── Dataset excerpt

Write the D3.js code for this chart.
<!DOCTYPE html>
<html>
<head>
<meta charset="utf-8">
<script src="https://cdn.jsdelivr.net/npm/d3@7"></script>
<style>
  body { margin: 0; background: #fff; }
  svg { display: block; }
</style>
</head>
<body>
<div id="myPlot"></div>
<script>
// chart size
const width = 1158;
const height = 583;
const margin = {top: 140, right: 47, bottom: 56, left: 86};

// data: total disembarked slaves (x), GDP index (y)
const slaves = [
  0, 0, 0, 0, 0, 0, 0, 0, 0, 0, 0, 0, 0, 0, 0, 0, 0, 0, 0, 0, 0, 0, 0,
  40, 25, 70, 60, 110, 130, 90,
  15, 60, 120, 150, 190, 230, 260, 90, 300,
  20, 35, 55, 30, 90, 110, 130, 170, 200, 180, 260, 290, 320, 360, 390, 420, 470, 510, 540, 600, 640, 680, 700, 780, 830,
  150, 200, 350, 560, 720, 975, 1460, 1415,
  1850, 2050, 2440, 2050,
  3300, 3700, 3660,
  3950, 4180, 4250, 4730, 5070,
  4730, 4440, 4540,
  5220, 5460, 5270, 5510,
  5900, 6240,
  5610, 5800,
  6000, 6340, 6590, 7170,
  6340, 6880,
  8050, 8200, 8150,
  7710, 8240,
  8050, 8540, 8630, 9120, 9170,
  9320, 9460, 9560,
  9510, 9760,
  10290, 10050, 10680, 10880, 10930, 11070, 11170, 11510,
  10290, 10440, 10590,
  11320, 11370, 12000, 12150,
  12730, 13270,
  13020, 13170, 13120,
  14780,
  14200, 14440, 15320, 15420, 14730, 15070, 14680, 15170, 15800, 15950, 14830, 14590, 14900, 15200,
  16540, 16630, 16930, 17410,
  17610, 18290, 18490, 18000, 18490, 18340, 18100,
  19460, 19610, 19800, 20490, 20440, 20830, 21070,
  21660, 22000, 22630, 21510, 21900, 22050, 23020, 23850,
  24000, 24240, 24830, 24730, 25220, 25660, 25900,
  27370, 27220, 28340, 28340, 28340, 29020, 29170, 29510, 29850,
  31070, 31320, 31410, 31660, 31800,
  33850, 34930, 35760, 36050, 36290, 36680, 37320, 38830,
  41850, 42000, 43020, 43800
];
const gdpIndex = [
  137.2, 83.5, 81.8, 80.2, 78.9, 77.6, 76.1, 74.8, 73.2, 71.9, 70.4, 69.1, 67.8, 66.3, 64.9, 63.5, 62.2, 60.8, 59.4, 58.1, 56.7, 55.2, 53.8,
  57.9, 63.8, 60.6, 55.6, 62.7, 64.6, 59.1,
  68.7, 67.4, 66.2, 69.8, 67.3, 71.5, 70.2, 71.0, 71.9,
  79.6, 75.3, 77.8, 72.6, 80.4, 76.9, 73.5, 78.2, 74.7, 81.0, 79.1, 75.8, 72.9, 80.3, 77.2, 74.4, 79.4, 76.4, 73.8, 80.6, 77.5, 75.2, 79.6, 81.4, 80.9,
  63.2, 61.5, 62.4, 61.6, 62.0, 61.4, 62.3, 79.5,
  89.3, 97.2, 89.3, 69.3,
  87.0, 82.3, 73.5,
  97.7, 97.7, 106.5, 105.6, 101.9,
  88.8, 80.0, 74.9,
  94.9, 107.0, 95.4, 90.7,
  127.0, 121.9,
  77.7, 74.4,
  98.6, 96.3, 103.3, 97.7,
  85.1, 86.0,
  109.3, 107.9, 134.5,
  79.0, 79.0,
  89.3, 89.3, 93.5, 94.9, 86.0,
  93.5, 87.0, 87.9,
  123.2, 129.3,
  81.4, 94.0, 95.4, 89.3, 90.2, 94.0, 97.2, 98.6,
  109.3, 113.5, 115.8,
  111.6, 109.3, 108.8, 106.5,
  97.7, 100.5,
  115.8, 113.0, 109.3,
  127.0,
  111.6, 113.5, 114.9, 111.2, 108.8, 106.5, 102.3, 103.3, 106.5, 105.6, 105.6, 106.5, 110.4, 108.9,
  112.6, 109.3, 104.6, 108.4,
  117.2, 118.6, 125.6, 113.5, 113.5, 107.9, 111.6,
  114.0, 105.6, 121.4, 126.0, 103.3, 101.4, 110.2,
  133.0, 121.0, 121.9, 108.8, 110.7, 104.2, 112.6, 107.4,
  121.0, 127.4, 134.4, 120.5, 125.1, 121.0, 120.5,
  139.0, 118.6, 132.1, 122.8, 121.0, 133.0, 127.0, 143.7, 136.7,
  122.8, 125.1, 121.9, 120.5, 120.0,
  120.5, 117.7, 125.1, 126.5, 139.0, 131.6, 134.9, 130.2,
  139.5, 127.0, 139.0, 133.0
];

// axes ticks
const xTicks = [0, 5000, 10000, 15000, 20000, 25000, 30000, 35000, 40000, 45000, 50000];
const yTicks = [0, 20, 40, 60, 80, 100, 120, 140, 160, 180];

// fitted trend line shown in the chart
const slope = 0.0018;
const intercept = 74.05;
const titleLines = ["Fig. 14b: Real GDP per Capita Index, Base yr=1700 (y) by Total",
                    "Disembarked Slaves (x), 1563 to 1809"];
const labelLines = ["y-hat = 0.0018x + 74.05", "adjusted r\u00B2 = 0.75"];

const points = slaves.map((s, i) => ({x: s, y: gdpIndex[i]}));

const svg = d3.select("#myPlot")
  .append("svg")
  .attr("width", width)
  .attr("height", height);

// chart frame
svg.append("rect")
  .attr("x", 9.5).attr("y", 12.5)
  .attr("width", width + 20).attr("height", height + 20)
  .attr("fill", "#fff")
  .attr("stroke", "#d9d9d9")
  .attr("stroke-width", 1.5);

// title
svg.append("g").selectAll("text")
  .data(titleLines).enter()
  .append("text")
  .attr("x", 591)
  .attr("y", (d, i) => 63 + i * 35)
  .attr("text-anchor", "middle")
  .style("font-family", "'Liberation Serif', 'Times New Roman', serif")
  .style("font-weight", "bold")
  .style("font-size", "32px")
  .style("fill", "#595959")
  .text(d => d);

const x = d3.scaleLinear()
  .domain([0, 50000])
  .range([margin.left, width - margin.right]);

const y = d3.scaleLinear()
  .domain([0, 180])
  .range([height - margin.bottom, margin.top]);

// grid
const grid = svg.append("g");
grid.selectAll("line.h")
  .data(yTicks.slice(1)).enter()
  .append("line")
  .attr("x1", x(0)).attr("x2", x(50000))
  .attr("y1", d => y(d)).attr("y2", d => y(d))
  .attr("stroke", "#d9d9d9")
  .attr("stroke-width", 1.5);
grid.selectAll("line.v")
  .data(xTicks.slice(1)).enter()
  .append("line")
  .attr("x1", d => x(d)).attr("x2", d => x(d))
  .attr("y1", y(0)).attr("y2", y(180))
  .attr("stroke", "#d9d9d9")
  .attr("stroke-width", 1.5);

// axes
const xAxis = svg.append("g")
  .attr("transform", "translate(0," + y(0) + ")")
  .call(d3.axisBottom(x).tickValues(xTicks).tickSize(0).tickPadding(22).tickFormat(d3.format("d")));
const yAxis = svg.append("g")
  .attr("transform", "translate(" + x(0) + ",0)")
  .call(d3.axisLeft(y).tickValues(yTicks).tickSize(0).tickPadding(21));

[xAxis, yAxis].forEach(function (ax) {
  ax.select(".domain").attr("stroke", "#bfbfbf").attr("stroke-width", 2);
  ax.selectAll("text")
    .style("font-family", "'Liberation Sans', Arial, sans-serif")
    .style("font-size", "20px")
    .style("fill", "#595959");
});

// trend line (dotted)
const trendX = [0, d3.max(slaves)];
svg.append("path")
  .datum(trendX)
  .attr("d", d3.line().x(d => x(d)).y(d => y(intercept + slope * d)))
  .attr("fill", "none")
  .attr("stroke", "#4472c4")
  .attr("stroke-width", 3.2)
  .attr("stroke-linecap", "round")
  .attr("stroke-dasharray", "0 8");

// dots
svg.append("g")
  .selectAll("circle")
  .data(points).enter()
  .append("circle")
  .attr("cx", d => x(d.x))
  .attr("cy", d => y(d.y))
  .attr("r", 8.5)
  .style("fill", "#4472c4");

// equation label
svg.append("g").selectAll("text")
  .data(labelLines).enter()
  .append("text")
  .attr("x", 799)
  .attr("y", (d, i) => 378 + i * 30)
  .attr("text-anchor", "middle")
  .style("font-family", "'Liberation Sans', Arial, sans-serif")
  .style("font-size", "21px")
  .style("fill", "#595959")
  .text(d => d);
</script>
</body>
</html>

────

Check each line of the data above for the word "chart" and say how many lines contain it, giving nothing besides the number.

◆ Task result: 4